Three-Stage/-Phase Voltage/Current DC-link AC-AC Converter with Synergetic Control

Abstract:
Next-generation regenerative Variable Speed Drive (VSD) systems tend to utilize SiC MOSFETs to achieve high efficiency (η) and power density (ρ) by increasing the switching frequency. Passive components can accordingly be downsized. In particular, there is a trend towards Integrated Motor Drives (IMDs), where the complete VSD system is placed in the machine housing. Thus, a more compact design is realized. Since power electronics and machines coexist, thermal aspects are important, and reducing losses eases this task, but this is typically counteracted by higher switching frequency. This work introduces a three-stage AC-AC converter concept that, even though it increases the number of semiconductors by two, enables increased frequency by employing a synergetic control strategy. The heat sink volume is reduced, and fewer magnetic components are utilized.
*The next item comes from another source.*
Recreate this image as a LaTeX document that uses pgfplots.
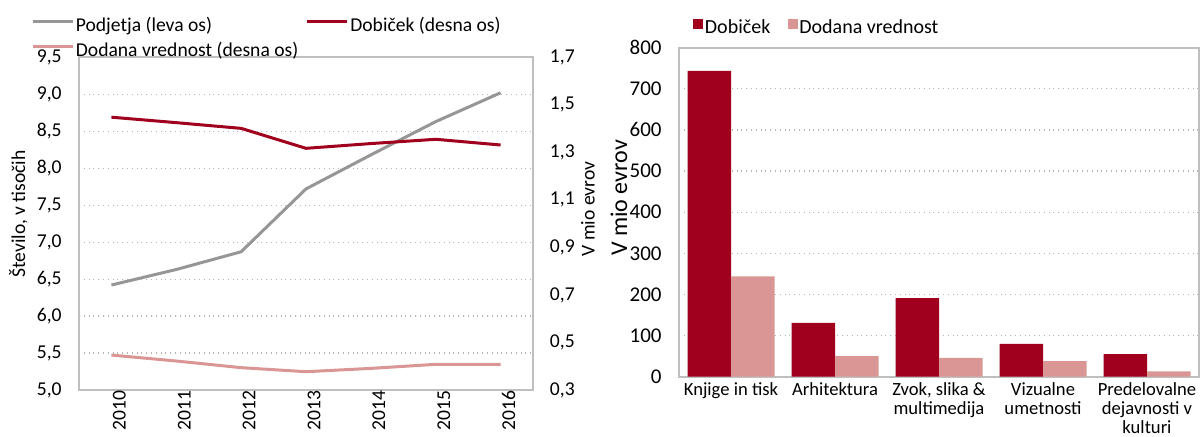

Thus, high power density is achieved. A 2-level Voltage Source Rectifier (VSR) is connected at the grid port, ensuring sinusoidal grid currents, while a Current Source Inverter (CSI) feeds the machine with sinusoidal voltages. A buck-type DC-DC converter acts as an interface between the rectifier and the inverter stage, facilitating the synergetic operation among all stages. A etarho−Pareto performance space for a 13 kW system design is presented, exploring the performance limits of this new concept. A comparison with the conventional approach of a Voltage source Back-to-Back Converter (V-BBC) shows that the proposed concept is advantageous regarding efficiency and power density. Finally, a practical realization featuring η = 98.80 % and ρ = 7.68 kW/dm3 is discussed.